Four motor homes huddled together, facing the waves. Each had fishing gear and a large cooler attached to its front fender for the men heaving baited fishing lines fifty yards into the Atlantic.
“How you doing?” each fisherman asked as we passed, Fred winning friends among faces etched with lines not caused only by weather.
“Hello,” said a smiling Fred next to a relieved me.
A five-year-old girl, at the feet of her snoozing dad, was scraping a path to the sea with her tiny fingers.
“Fred, do you want to give the little girl a shell?”
“Hi, would you like this?” I asked, unintentionally waking up the dad and surprising the girl.
“Yes,” she said, demurely studying the sand.
“Go ahead, give it to her,” I told Fred.
My brother took a step forward, extended his arm, and bent at the waist. “Here.”
“Thank you,” said the girl, boldly taking the shell.
“That’s very sweet,” said the grinning dad.
We had about ten pounds of shells when we reached the blanket.
“What you got there, Fred?” asked Lisbeth.
“Shells,” Fred said.
“You’re not planning to take them home?” she asked me, not one for clutter.

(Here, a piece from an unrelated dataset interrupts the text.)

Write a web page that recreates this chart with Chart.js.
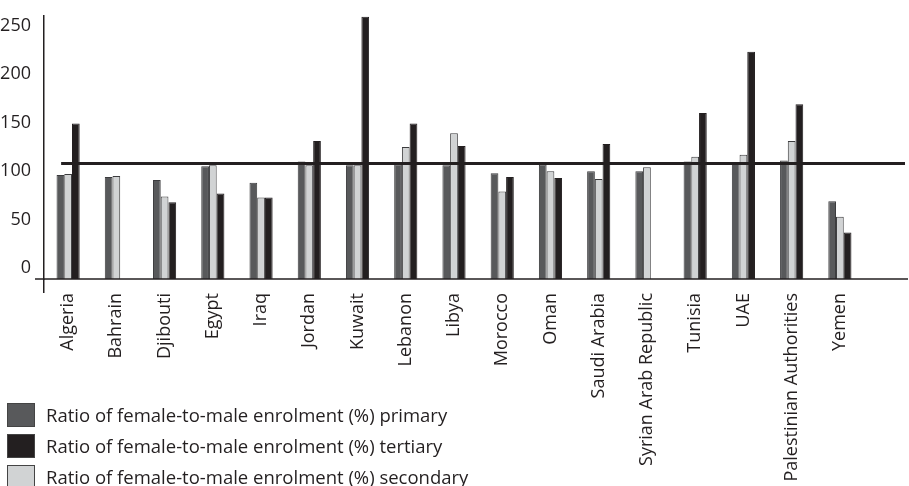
<!DOCTYPE html>
<html>
<head>
<meta charset="utf-8">
<script src="https://cdn.jsdelivr.net/npm/chart.js@4.4.0/dist/chart.umd.min.js"></script>
<style>
  body { margin: 0; background: #fff; }
  #wrap { position: relative; width: 909px; height: 486px; }
  #legend { position: absolute; left: 7px; top: 399px; font-family: "Open Sans", sans-serif; font-size: 18.5px; color: #231f20; }
  .item { display: flex; align-items: center; height: 31px; }
  .box { width: 26px; height: 22px; border: 1px solid #444; margin-right: 11px; }
</style>
</head>
<body>
<div id="wrap">
  <canvas id="chart" width="909" height="486"></canvas>
  <div id="legend"></div>
</div>
<script>
let countries = ["Algeria", "Bahrain", "Djibouti", "Egypt", "Iraq", "Jordan", "Kuwait", "Lebanon", "Libya",
    "Morocco", "Oman", "Saudi Arabia", "Syrian Arab Republic", "Tunisia", "UAE", "Palestinian Authorities", "Yemen"]
let primary = [96, 94, 91, 105, 88, 110, 106, 107, 106, 98, 107, 100, 100, 110, 108, 111, 69]
let secondary = [97, 95, 74, 106, 73, 106, 106, 125, 139, 79, 100, 92, 104, 115, 117, 131, 53]
let tertiary = [149, null, 68, 77, 73, 131, 259, 149, 126, 94, 93, 128, null, 160, 223, 169, 37]
let yTicks = [0, 50, 100, 150, 200, 250]
let refValue = 108

let ink = "#231f20"
let font = "Open Sans"

// bars start a bit below the "0" label, as in the original
let yMin = -11
let yMax = 260

let refLine = {
    id: "refLine",
    afterDatasetsDraw(chart) {
        let ctx = chart.ctx
        let area = chart.chartArea
        let x = chart.scales.x
        let y = chart.scales.y
        ctx.save()
        ctx.strokeStyle = ink
        // baseline, runs past the plot on both sides
        ctx.lineWidth = 1.5
        ctx.beginPath()
        ctx.moveTo(area.left - 9, area.bottom)
        ctx.lineTo(chart.width - 1, area.bottom)
        ctx.stroke()
        // reference line
        let py = y.getPixelForValue(refValue)
        ctx.lineWidth = 3
        ctx.beginPath()
        ctx.moveTo(x.getPixelForValue(0) - 7, py)
        ctx.lineTo(chart.width - 4, py)
        ctx.stroke()
        ctx.restore()
    }
}

let chart = new Chart("chart", {
    type: "bar",
    data: {
        labels: countries,
        datasets: [{
            label: "Ratio of female-to-male enrolment (%) primary",
            data: primary,
            backgroundColor: "#58595b",
            borderColor: "#3c3c3e",
            borderWidth: 1,
            base: yMin
        }, {
            label: "Ratio of female-to-male enrolment (%) secondary",
            data: secondary,
            backgroundColor: "#d1d3d4",
            borderColor: "#3c3c3e",
            borderWidth: 1,
            base: yMin
        }, {
            label: "Ratio of female-to-male enrolment (%) tertiary",
            data: tertiary,
            backgroundColor: "#231f20",
            borderColor: "#231f20",
            borderWidth: 1,
            base: yMin
        }]
    },
    options: {
        responsive: false,
        animation: false,
        layout: { padding: { top: 10, right: 45, left: 0, bottom: 0 } },
        datasets: { bar: { categoryPercentage: 0.48, barPercentage: 1 } },
        plugins: {
            legend: { display: false },
            tooltip: { enabled: false }
        },
        scales: {
            x: {
                border: { display: false },
                grid: {
                    offset: true,
                    drawOnChartArea: false,
                    tickLength: 14,
                    lineWidth: 1.5,
                    color: (c) => c.index === 0 ? ink : "rgba(0,0,0,0)"
                },
                ticks: {
                    minRotation: 90,
                    maxRotation: 90,
                    padding: 0,
                    color: ink,
                    font: { family: font, size: 18 }
                },
                afterFit: (s) => { s.height = 207 }
            },
            y: {
                min: yMin,
                max: yMax,
                afterBuildTicks: (s) => { s.ticks = yTicks.map(v => ({ value: v })) },
                grid: { display: false },
                border: { display: true, color: ink, width: 1.5 },
                ticks: {
                    padding: 5,
                    color: ink,
                    font: { family: font, size: 18 }
                },
                afterFit: (s) => { s.width = 44 }
            }
        }
    },
    plugins: [refLine]
});

// legend lists primary, tertiary, secondary
let legend = document.getElementById("legend")
;[0, 2, 1].forEach(i => {
    let ds = chart.data.datasets[i]
    let row = document.createElement("div")
    row.className = "item"
    let box = document.createElement("div")
    box.className = "box"
    box.style.background = ds.backgroundColor
    let txt = document.createElement("span")
    txt.textContent = ds.label
    row.appendChild(box)
    row.appendChild(txt)
    legend.appendChild(row)
})
</script>
</body>
</html>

“Fred’s going to paint ‘em with his friends,” I said.
“All of them?”
Fred left the blanket to circulate over yet another cluster of shells. I watched, transfixed by the lone, little figure engaged in an independent activity. My brother was selecting shells for his collection…for his friends…for his plan. A picture etched into memory.
Although returning to the car still entailed “I’m gonna fall down” and plunging ahead unaware of the sharp blades of grass, there was no “Aarrgh!” in the parking lot where we brushed sand from between our toes and put on our socks and…shoes. Instead of sneakers, Fred had chosen to wear black oxfords; with pant legs still rolled up and stocking cap poking off to the right, he resembled a golfer…in Scotland.
“Fred, roll down your pants.” We chuckled, before piling into the car.
At his apartment building, Lisbeth said, “Fred, I want a painted shell.” But he was already hauling his three plastic bags of sea souvenirs into the lobby.
Standing next to him in the elevator, I knew we were far apart. But I didn’t know that a discovery of shells would one day evoke a family story shared by brothers.